Print again only this span: the line with "Write the matplotlib code for this chart.", the line with "plt.rcParams['font.family'] = ['Lato', 'DejaVu", and all lines between them, exactly as given.

Extracted entries:
——

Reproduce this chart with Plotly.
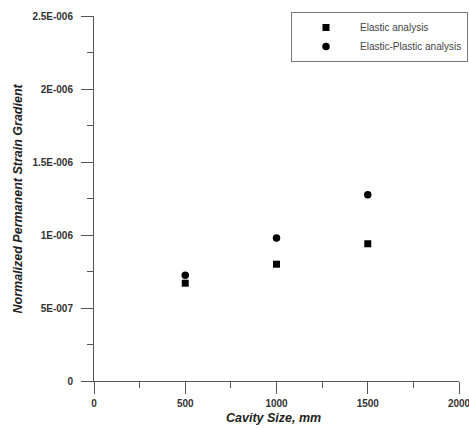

——

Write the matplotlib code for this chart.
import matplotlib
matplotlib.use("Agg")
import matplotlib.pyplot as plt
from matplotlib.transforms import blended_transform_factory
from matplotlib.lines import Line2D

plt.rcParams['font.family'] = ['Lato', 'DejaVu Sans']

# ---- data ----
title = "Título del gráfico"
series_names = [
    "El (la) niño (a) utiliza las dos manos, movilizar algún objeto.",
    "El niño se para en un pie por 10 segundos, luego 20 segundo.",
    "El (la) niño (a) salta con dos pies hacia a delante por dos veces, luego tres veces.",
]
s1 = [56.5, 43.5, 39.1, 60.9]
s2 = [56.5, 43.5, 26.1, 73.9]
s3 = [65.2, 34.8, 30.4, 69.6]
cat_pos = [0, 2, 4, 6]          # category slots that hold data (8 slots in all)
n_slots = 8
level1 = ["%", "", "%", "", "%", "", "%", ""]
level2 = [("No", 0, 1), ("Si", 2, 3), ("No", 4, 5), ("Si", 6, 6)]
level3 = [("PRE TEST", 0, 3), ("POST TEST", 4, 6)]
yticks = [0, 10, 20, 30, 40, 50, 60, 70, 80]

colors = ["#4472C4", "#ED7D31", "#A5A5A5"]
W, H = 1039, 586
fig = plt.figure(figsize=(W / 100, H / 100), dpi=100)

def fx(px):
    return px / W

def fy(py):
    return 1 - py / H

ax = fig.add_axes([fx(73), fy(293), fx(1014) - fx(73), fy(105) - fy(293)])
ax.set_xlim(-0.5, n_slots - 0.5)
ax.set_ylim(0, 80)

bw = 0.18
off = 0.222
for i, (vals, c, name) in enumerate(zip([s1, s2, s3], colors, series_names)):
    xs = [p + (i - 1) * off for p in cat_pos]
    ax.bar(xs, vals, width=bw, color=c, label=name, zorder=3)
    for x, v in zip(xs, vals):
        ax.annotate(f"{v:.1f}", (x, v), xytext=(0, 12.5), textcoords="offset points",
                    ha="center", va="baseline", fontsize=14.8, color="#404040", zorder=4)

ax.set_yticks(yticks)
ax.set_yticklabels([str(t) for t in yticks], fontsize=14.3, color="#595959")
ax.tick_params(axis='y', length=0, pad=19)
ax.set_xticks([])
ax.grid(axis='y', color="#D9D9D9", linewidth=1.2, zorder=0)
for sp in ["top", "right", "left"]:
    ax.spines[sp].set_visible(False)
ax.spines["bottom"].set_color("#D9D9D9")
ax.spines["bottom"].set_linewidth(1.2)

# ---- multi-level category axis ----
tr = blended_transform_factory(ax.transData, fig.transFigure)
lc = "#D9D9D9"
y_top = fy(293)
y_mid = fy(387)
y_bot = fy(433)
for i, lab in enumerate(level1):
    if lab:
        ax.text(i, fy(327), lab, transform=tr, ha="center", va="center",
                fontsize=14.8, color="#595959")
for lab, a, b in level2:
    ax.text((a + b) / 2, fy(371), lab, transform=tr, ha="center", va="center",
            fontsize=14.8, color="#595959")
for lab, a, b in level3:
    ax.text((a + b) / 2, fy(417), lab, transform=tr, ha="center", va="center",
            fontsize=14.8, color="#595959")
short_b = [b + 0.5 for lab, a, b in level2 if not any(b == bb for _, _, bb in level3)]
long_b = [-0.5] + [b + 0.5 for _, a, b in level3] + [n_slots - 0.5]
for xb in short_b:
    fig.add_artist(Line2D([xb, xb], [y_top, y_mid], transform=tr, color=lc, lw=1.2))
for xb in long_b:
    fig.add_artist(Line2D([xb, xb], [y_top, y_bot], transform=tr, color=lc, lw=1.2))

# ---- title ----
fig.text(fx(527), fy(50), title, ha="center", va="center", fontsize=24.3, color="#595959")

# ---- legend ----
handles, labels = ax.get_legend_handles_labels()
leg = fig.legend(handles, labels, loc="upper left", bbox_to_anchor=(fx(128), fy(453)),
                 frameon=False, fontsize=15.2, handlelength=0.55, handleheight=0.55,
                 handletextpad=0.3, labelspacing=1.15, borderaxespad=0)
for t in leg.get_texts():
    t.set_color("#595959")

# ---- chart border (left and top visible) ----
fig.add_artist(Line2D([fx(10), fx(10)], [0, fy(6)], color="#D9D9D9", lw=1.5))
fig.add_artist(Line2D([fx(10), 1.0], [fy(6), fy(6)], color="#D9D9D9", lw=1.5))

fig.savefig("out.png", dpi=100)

——

Task output:
Write the matplotlib code for this chart.
import matplotlib
matplotlib.use("Agg")
import matplotlib.pyplot as plt
from matplotlib.transforms import blended_transform_factory
from matplotlib.lines import Line2D

plt.rcParams['font.family'] = ['Lato', 'DejaVu Sans']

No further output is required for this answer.